Home #Hwoodtimes Dania Bdeir’s WARSHA:  A Syrian Refugee Finds Personal Freedom

Dania Bdeir’s WARSHA:  A Syrian Refugee Finds Personal Freedom

By Jim Gilles

Mohammad (Khansa) up on the building crane

Los Angeles, CA (The Hollywood Times) 4/6/22 – Warsha is an impressive 15-minute short film by Lebanese-Canadian director Dania Bdeir. Previously it was part of the Berlinale Talents Short Film Station in 2019. It had its USA debut at Sundance where it won the Short Film Jury Award. The film is about a male Syrian migrant crane operator working at a construction site in Beirut who finds his sense of personal freedom when he is away from everyone’s eyes. Like many undocumented Syrian refugees living in Lebanon, he works at job that many Lebanese are unwilling to do – especially work at high-rise construction sites. He lives in a crowded apartment with six other Syrian men and treasures a battered photograph of an Egyptian female singer with heavy make-up surrounded by flowing red fabric. Warsha is one of the films in the line-up for opening night at this year’s Outfest Fusion 2022 – to be held at the Japanese American Cultural & Community Center in Downtown Los Angeles on Friday, April 8, beginning at 7:00 pm. For more information and tickets, go to: https://www.outfestfusion.com/

Mohammad (Khansha) looking up at the high-rise building crane

Each day Mohammad, the major character, boards a van that takes him along with his fellow Syrian construction workers to the high-rise construction site on which they are working. When Mohammad hears that a previous high-rise crane operator had an accident, he asks to take his position working the crane. We follow him as he experiences the heights with trepidation and then sits in the crane cabin contemplating what to do. What happens next is a revelation.

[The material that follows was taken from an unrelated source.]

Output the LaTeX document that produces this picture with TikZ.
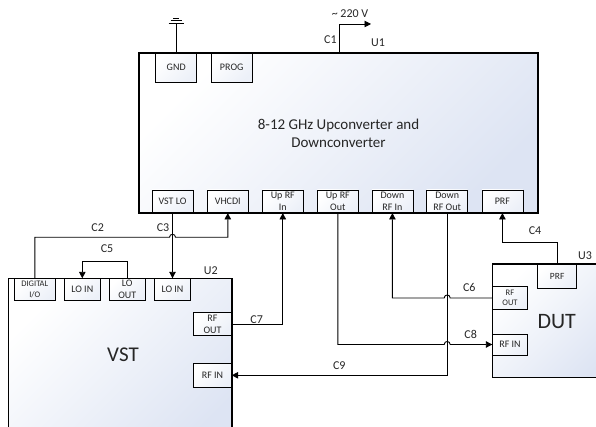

Mohammad (Khansha) dreaming about a Lebanese singer

Director Dania Bdeir started out with an idea for a film after seeing a high-rise crane operator up on the crane doing evening prayer outside the control cabin. Later she happened to see a dance performance by a gender-bending performer named Khansa and decided to ask Khansa to be in this film. She shot the 15-minute film at a real construction site in Beirut, using real Syrian construction workers and actors at a construction site. The actual scenes with Khansha operating the high-rise crane were later shot in a studio in France using HDR LED Walls and cutting-edge Unreal Engine Technologies. In a short introductory video on YouTube, Dania Bdeir explains “Warsha is about liberating oneself from any shackles that limit us be it gender, societal, cultural, or even self-imposed expectations and unleashing whatever desires are burning within.” Without giving any spoiler alerts, it is helpful to know that Dania Bdeir’s film has definite appeal for programmers of LGBTQ film festivals like Outfest in Los Angeles.

Mohammad, riding up the construction elevator to the crane

Dania Bdeir is a Lebanese-Canadian writer and director. Her first film In White (2016) was selected for Clermont Ferrand IFF, BFI, Uppsala and won the Grand Prize at Curta Cinema Rio de Janeiro Short Film Festival, making it eligible for the 2019 Academy Awards. She’s a member of the Brooklyn Filmmakers Collective and has an MFA in directing from NYU’s Tisch School of the Arts. In 2019 she was selected as a Berlinale Talent and participated in its Short Film Station with Warsha. Currently based in Dubai, Dania Bdeir is developing her first feature film.

Mohammad up in the crane cabin

Warsha is co-produced by GoGoGo Films (France) and with Né à Beyrouth Films (Lebanon, producer of the Oscar-winning film Capernaum by Nadine Labaki). The short has been pre-purchased by ARTE France, and supported in France by CNC, region Grand Est, région Sud, Martigues City, SACEM, and Organisation Internationale de la Francophonie (OIF).